In 2022-23, 137.19 hectares of forest land were diverted for non-forest use, compared to 3.9 hectares in 2021-22, Bhupender Yadav, Union minister of environment, forest and climate change (MoEF&CC), told the Lok Sabha, August 2023.
From 2005 to 2022, the number of tourists visiting Wayanad district increased eightfold. According to Kerala Tourism Statistics-2022, 1,513,141 tourists visited the area in 2022, up from 193,068 in 2005.
In May 2024, the Wayanad Prakrithi Samrakshana Samithi (Wayanad Nature Protection Forum), a group of environmentalists, raised concerns over the increasing number of tourists and related development activities in the ecologically fragile district.

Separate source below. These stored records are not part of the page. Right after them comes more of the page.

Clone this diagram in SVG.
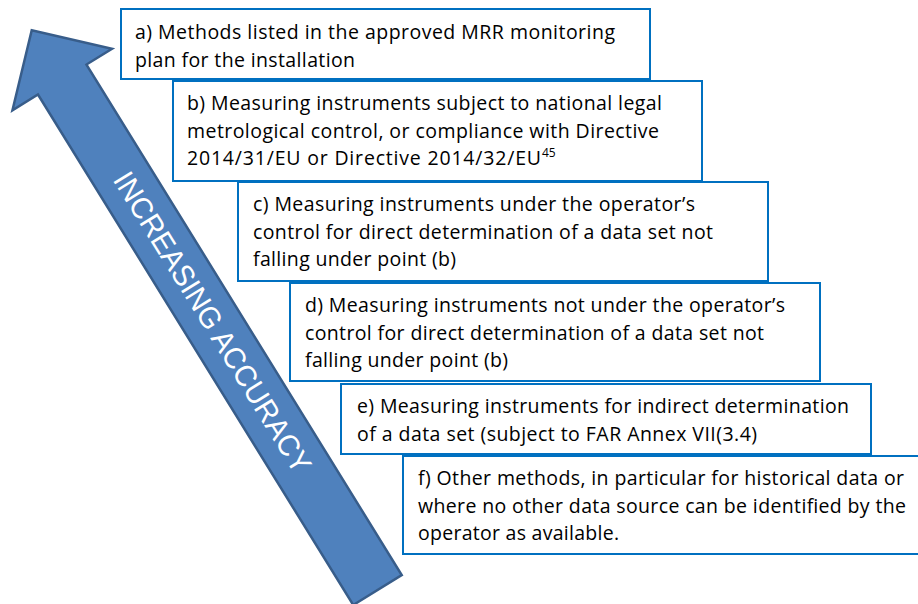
<svg xmlns="http://www.w3.org/2000/svg" width="918" height="604" viewBox="0 0 918 604">
<style>
.box{fill:#ffffff;stroke:#0070C0;stroke-width:2}
.t{font-family:"Open Sans","Liberation Sans",Arial,sans-serif;font-size:19.5px;fill:#000000}
.sup{font-family:"Open Sans","Liberation Sans",Arial,sans-serif;font-size:12px;fill:#000000}
.arrow{fill:#4F81BD;stroke:#385D8A;stroke-width:2.5;stroke-linejoin:miter}
.at{font-family:"Liberation Sans",Arial,sans-serif;font-size:30px;fill:#ffffff}
</style>
<rect width="918" height="604" fill="#ffffff"/>
<g id="connectors">
<g id="accuracy-arrow">
<polygon class="arrow" transform="translate(377.5,590) rotate(-121.7)" points="0,-28.5 600,-28.5 600,-58.5 658,0 600,58.5 600,28.5 0,28.5"/>
<text class="at" transform="translate(213,322) rotate(58.3)" x="0" y="0" dy="0.36em" text-anchor="middle" textLength="348" lengthAdjust="spacingAndGlyphs">INCREASING ACCURACY</text>
</g>
</g>
<g id="box-a">
<rect class="box" x="121" y="9" width="529" height="70"/>
<text class="t" x="135" y="39" textLength="480" lengthAdjust="spacing">a) Methods listed in the approved MRR monitoring</text>
<text class="t" x="135" y="66.5" textLength="220" lengthAdjust="spacing">plan for the installation</text>
</g>
<g id="box-b">
<rect class="box" x="173" y="81" width="529" height="100"/>
<text class="t" x="187" y="110" textLength="475" lengthAdjust="spacing">b) Measuring instruments subject to national legal</text>
<text class="t" x="187" y="137.5" textLength="472" lengthAdjust="spacing">metrological control, or compliance with Directive</text>
<text class="t" x="187" y="165" textLength="354" lengthAdjust="spacing">2014/31/EU or Directive 2014/32/EU</text>
<text class="sup" x="542" y="157" textLength="13.5" lengthAdjust="spacing">45</text>
</g>
<g id="box-c">
<rect class="box" x="238" y="182" width="530" height="99"/>
<text class="t" x="253" y="211" textLength="442" lengthAdjust="spacing">c) Measuring instruments under the operator’s</text>
<text class="t" x="253" y="238.5" textLength="460" lengthAdjust="spacing">control for direct determination of a data set not</text>
<text class="t" x="253" y="266" textLength="203" lengthAdjust="spacing">falling under point (b)</text>
</g>
<g id="box-d">
<rect class="box" x="290" y="283" width="530" height="98"/>
<text class="t" x="305" y="312" textLength="480" lengthAdjust="spacing">d) Measuring instruments not under the operator’s</text>
<text class="t" x="305" y="339.5" textLength="459" lengthAdjust="spacing">control for direct determination of a data set not</text>
<text class="t" x="305" y="367" textLength="203" lengthAdjust="spacing">falling under point (b)</text>
</g>
<g id="box-e">
<rect class="box" x="341" y="384" width="530" height="70"/>
<text class="t" x="357" y="413" textLength="492" lengthAdjust="spacing">e) Measuring instruments for indirect determination</text>
<text class="t" x="357" y="440.5" textLength="400" lengthAdjust="spacing">of a data set (subject to FAR Annex VII(3.4)</text>
</g>
<g id="box-f">
<rect class="box" x="403" y="456" width="520" height="98"/>
<text class="t" x="418" y="485" textLength="486" lengthAdjust="spacing">f) Other methods, in particular for historical data or</text>
<text class="t" x="418" y="512.5" textLength="488" lengthAdjust="spacing">where no other data source can be identified by the</text>
<text class="t" x="418" y="540" textLength="201" lengthAdjust="spacing">operator as available.</text>
</g>
</svg>
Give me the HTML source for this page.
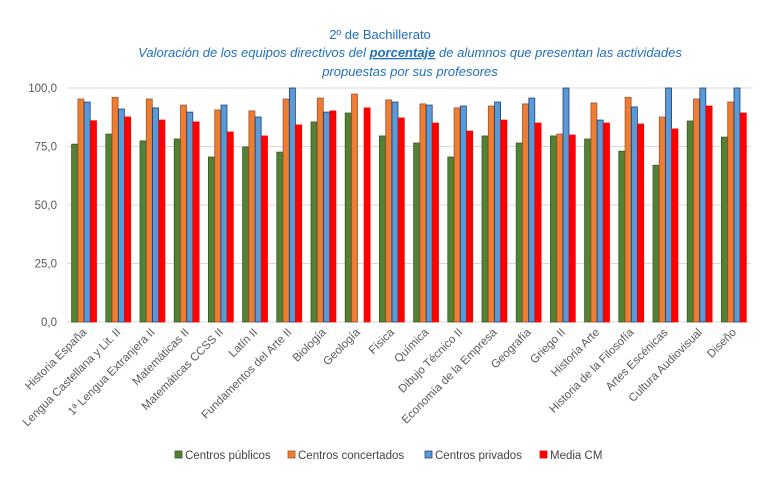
<!DOCTYPE html>
<html><head><meta charset="utf-8"><style>
body{margin:0;background:#fff;}
svg{font-family:"Liberation Sans",sans-serif;}
</style></head><body>
<svg id="chart" width="761" height="476">
<text x="380" y="39" text-anchor="middle" font-size="13" fill="#1f6fbf">2º de Bachillerato</text>
<text x="410" y="57" text-anchor="middle" font-size="13" font-style="italic" fill="#1f6fbf">Valoración de los equipos directivos del <tspan font-weight="bold" text-decoration="underline">porcentaje</tspan> de  alumnos que presentan las actividades</text>
<text x="410" y="76" text-anchor="middle" font-size="13" font-style="italic" fill="#1f6fbf">propuestas por sus profesores</text>
<g id="grid"></g><g id="bars"></g><g id="labels"></g>
<g id="legend" font-size="11.5" fill="#444"></g>
</svg>
<script>
const categories=["Historia España","Lengua Castellana y Lit. II","1ª Lengua Extranjera II","Matemáticas II","Matemáticas CCSS II","Latín II","Fundamentos del Arte II","Biología","Geología","Física","Química","Dibujo Técnico II","Economía de la Empresa","Geografía","Griego II","Historia Arte","Historia de la Filosofía","Artes Escénicas","Cultura Audiovisual","Diseño"];
const publicos=[76,80.3,77.4,78.2,70.5,74.8,72.6,85.5,89.3,79.5,76.5,70.5,79.5,76.5,79.5,78.2,73,67,85.9,79];
const concertados=[95.3,96,95.3,92.7,90.6,90.2,95.3,95.7,97.4,94.9,93.2,91.5,92.3,93.2,80.3,93.6,96,87.6,95.3,94];
const privados=[94,91,91.5,89.7,92.7,87.6,100,89.7,0,94,92.7,92.3,94,95.7,100,86.3,91.9,100,100,100];
const mediaCM=[86,87.6,86.3,85.5,81.2,79.5,84.2,90.2,91.5,87.2,85,81.6,86.3,85,79.9,85,84.6,82.5,92.3,89.3];
const yTicks=[0,25,50,75,100];
const yTickLabels=["0,0","25,0","50,0","75,0","100,0"];
const seriesNames=["Centros públicos","Centros concertados","Centros privados","Media CM"];
const NS="http://www.w3.org/2000/svg";
const x0=67,x1=751,yTop=88,yBot=322,ymax=100;
const n=categories.length,cw=(x1-x0)/n;
const ys=v=>yBot-(v/ymax)*(yBot-yTop);
const xc=i=>x0+cw*(i+0.5);
function mk(t,a,p){const e=document.createElementNS(NS,t);for(const k in a)e.setAttribute(k,a[k]);p.appendChild(e);return e;}
const grid=document.getElementById('grid');
yTicks.forEach((t,i)=>{
 const l=mk('line',{x1:x0,x2:x1,y1:ys(t),y2:ys(t),stroke:'#d9d9d9','stroke-width':1},grid);
 
 
 const tx=mk('text',{x:57,y:ys(t)+4,'text-anchor':'end','font-size':11.5,fill:'#595959'},grid);
 tx.textContent=yTickLabels[i];
 
 
});
const fills=["#548235","#ed7d31","#5b9bd5","#ff0000"],strokes=["#385723","#a0522d","#1f3f7f","#ff0000"];
const series=[publicos,concertados,privados,mediaCM];
const bars=document.getElementById('bars'),bw=6;
series.forEach((s,si)=>{s.forEach((v,i)=>{
 if(v<=0)return;
 const x=xc(i)-2*bw-0.5+si*(bw+0.3);
 const r=mk('rect',{x:x,y:ys(v),width:bw,height:yBot-ys(v),fill:fills[si],stroke:strokes[si],'stroke-width':0.8},bars);
 
 
});});
const labels=document.getElementById('labels');
categories.forEach((c,i)=>{
 const t=mk('text',{x:xc(i)+3,y:333,'text-anchor':'end','font-size':11.5,fill:'#595959',transform:'rotate(-45 '+(xc(i)+3)+' 333)'},labels);
 t.textContent=c;
 
 
});
const lg=document.getElementById('legend');
const lx=[175,288,425,540];
seriesNames.forEach((nm,i)=>{
 const r=mk('rect',{x:lx[i],y:451,width:7,height:7,fill:fills[i],stroke:strokes[i],'stroke-width':0.8},lg);
 
 
 const t=mk('text',{x:lx[i]+10,y:459},lg);
 t.textContent=nm;
 
 
});
</script>
</body></html>
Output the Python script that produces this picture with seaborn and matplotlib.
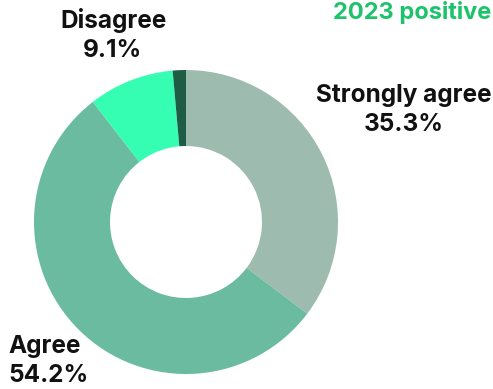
import matplotlib
matplotlib.use("Agg")
import matplotlib.pyplot as plt
import seaborn as sns

categories = ["Strongly agree", "Agree", "Disagree", "Strongly disagree"]
shares = [35.3, 54.2, 9.1, 1.4]
colors = ["#9dbbae", "#6bbba0", "#35fdb2", "#1f5c46"]
labelled = ["Strongly agree", "Agree", "Disagree"]
title = "2023 positive"

sns.set_theme(style="white")
plt.rcParams["font.family"] = ["Inter", "DejaVu Sans"]

W, H = 493, 389
fig = plt.figure(figsize=(W / 100, H / 100), dpi=100)
cx, cy, r = 186, 222, 152
ax = fig.add_axes([(cx - r) / W, (H - cy - r) / H, 2 * r / W, 2 * r / H])
ax.pie(shares, colors=colors, startangle=90, counterclock=False,
       radius=1.0, wedgeprops=dict(width=0.5, linewidth=0))
ax.set_xlim(-1, 1)
ax.set_ylim(-1, 1)
ax.set_aspect("equal")
ax.axis("off")

value = dict(zip(categories, shares))
label_pos = {
    "Strongly agree": (404, 110, "center"),
    "Disagree": (113, 35, "center"),
    "Agree": (8, 361, "left"),
}
for name in labelled:
    x, y, ha = label_pos[name]
    fig.text(x / W, 1 - y / H, f"{name}\n{value[name]:.1f}%", ha=ha, va="center",
             fontsize=17.5, fontweight="bold", color="#111111", linespacing=1.35,
             multialignment=ha)

fig.text(491 / W, 1 - 13 / H, title, ha="right", va="center",
         fontsize=17, fontweight="bold", color="#1dc36a")

fig.savefig("out.png", dpi=100)
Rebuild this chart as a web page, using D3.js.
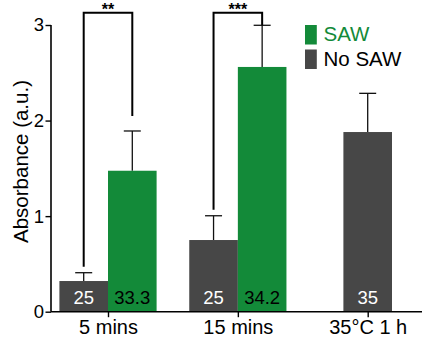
<!DOCTYPE html>
<html>
<head>
<meta charset="utf-8">
<script src="https://cdn.jsdelivr.net/npm/d3@7/dist/d3.min.js"></script>
<style>
  html, body { margin: 0; padding: 0; background: #fff; }
  svg { display: block; font-family: "Liberation Sans", Arial, Helvetica, sans-serif; }
</style>
</head>
<body>
<svg id="chart" width="422" height="338"></svg>
<script>
// Absorbance by treatment condition
const groups = ["5 mins", "15 mins", "35\u00B0C 1 h"];
const noSawMean = [0.321, 0.750, 1.880];
const noSawErr = [0.087, 0.254, 0.405];
const noSawLabel = ["25", "25", "35"];
const sawMean = [1.475, 2.561, null];
const sawErr = [0.416, 0.436, null];
const sawLabel = ["33.3", "34.2", null];
const significance = ["**", "***"];
const yTicks = [0, 1, 2, 3];
const legendItems = ["SAW", "No SAW"];

const GREEN = "#138A39";
const GREY = "#474747";
const barW = 48.6;
const capW = 17;

const svg = d3.select("#chart");

const y = d3.scaleLinear().domain([0, 3]).range([311.7, 25]);
const x = d3.scalePoint().domain(groups).range([108, 367.7]);

// bar records: no-SAW bar sits left of the group centre when a SAW bar exists
const bars = [];
groups.forEach((g, i) => {
  const paired = sawMean[i] != null;
  bars.push({ g, i, kind: "noSaw", v: noSawMean[i], e: noSawErr[i], label: noSawLabel[i],
              x0: paired ? x(g) - barW : x(g) - barW / 2, fill: GREY, text: "#fff" });
  if (paired) {
    bars.push({ g, i, kind: "saw", v: sawMean[i], e: sawErr[i], label: sawLabel[i],
                x0: x(g), fill: GREEN, text: "#000" });
  }
});

// error bars (upper only), drawn behind the bars
const eb = svg.append("g").attr("stroke", "#111").attr("stroke-width", 1.3);
bars.forEach(b => {
  const cx = b.x0 + barW / 2;
  eb.append("line").attr("x1", cx).attr("x2", cx).attr("y1", y(b.v)).attr("y2", y(b.v + b.e));
  eb.append("line").attr("x1", cx - capW / 2).attr("x2", cx + capW / 2)
    .attr("y1", y(b.v + b.e)).attr("y2", y(b.v + b.e));
});

svg.append("g").selectAll("rect").data(bars).join("rect")
  .attr("x", d => d.x0)
  .attr("width", barW)
  .attr("y", d => y(d.v))
  .attr("height", d => y(0) - y(d.v))
  .attr("fill", d => d.fill);

svg.append("g").selectAll("text").data(bars).join("text")
  .attr("x", d => d.x0 + barW / 2)
  .attr("y", 304)
  .attr("text-anchor", "middle")
  .attr("font-size", 18.5)
  .attr("fill", d => d.text)
  .text(d => d.label);

// significance brackets between paired bars
const bracketTop = 12.7;
const legGap = [[6, 15], [6, 0]];
const br = svg.append("g");
significance.forEach((s, i) => {
  const g = groups[i];
  const xl = x(g) - barW / 2, xr = x(g) + barW / 2;
  const yl = y(noSawMean[i] + noSawErr[i]) - legGap[i][0];
  const yr = y(sawMean[i] + sawErr[i]) - legGap[i][1];
  br.append("path")
    .attr("d", `M${xl},${yl}V${bracketTop}H${xr}V${yr}`)
    .attr("fill", "none").attr("stroke", "#000").attr("stroke-width", 2);
  br.append("text")
    .attr("x", x(g)).attr("y", 14.5)
    .attr("text-anchor", "middle")
    .attr("font-size", 16).attr("font-weight", "bold")
    .text(s);
});

// y axis
const yAxis = svg.append("g")
  .attr("transform", "translate(51,0)")
  .call(d3.axisLeft(y).tickValues(yTicks).tickFormat(d3.format("d")).tickSize(5.5).tickPadding(1.5));
yAxis.select(".domain").attr("stroke-width", 1.6).attr("d", `M0,${y(0)}V${y(3)}`);
yAxis.selectAll(".tick line").attr("stroke-width", 1.4);
yAxis.selectAll(".tick text").attr("font-size", 18.5).attr("fill", "#000")
  .attr("font-family", "\"Liberation Sans\", Arial, sans-serif");

// x axis
const xAxis = svg.append("g")
  .attr("transform", `translate(0,${y(0)})`)
  .call(d3.axisBottom(x).tickSize(5.5).tickPadding(2.5));
xAxis.select(".domain").attr("stroke-width", 1.6).attr("d", "M51,0H422");
xAxis.selectAll(".tick line").attr("stroke-width", 1.4);
xAxis.selectAll(".tick text").attr("font-size", 20).attr("fill", "#000")
  .attr("font-family", "\"Liberation Sans\", Arial, sans-serif");

svg.append("text")
  .attr("transform", "translate(28,161.5) rotate(-90)")
  .attr("text-anchor", "middle")
  .attr("font-size", 20.5)
  .text("Absorbance (a.u.)");

// legend
const leg = svg.append("g").attr("transform", "translate(305,25)");
legendItems.forEach((name, i) => {
  const c = i === 0 ? GREEN : GREY;
  leg.append("rect").attr("x", 0).attr("y", i * 24.5).attr("width", 11.8).attr("height", 19.5).attr("fill", c);
  leg.append("text").attr("x", 18.5).attr("y", 16 + i * 24.6)
    .attr("font-size", 20.5).attr("fill", i === 0 ? GREEN : "#000").text(name);
});
</script>
</body>
</html>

Despite Kerala’s ecological fragility, no specific scientific study has been conducted on the environmental degradation and fragility of the state’s environment. This has resulted in incessant flash floods, landslides, and soil silting, increasing soil vulnerability, Kirti Vardhan Singh, Minister of State for MOEF&CC, told the Lok Sabha on July 22, 2024.
Meanwhile, the southern bench of the National Green Tribunal on July 30, 2024, expressed concern over the unprecedented landslides that devastated Wayanad and decided to take up a suo moto hearing.
The disaster in Wayanad serves as a warning to other ecologically vulnerable districts in Kerala and states like Tamil Nadu, where unscientific construction in hilly regions without sufficient risk assessment has been observed.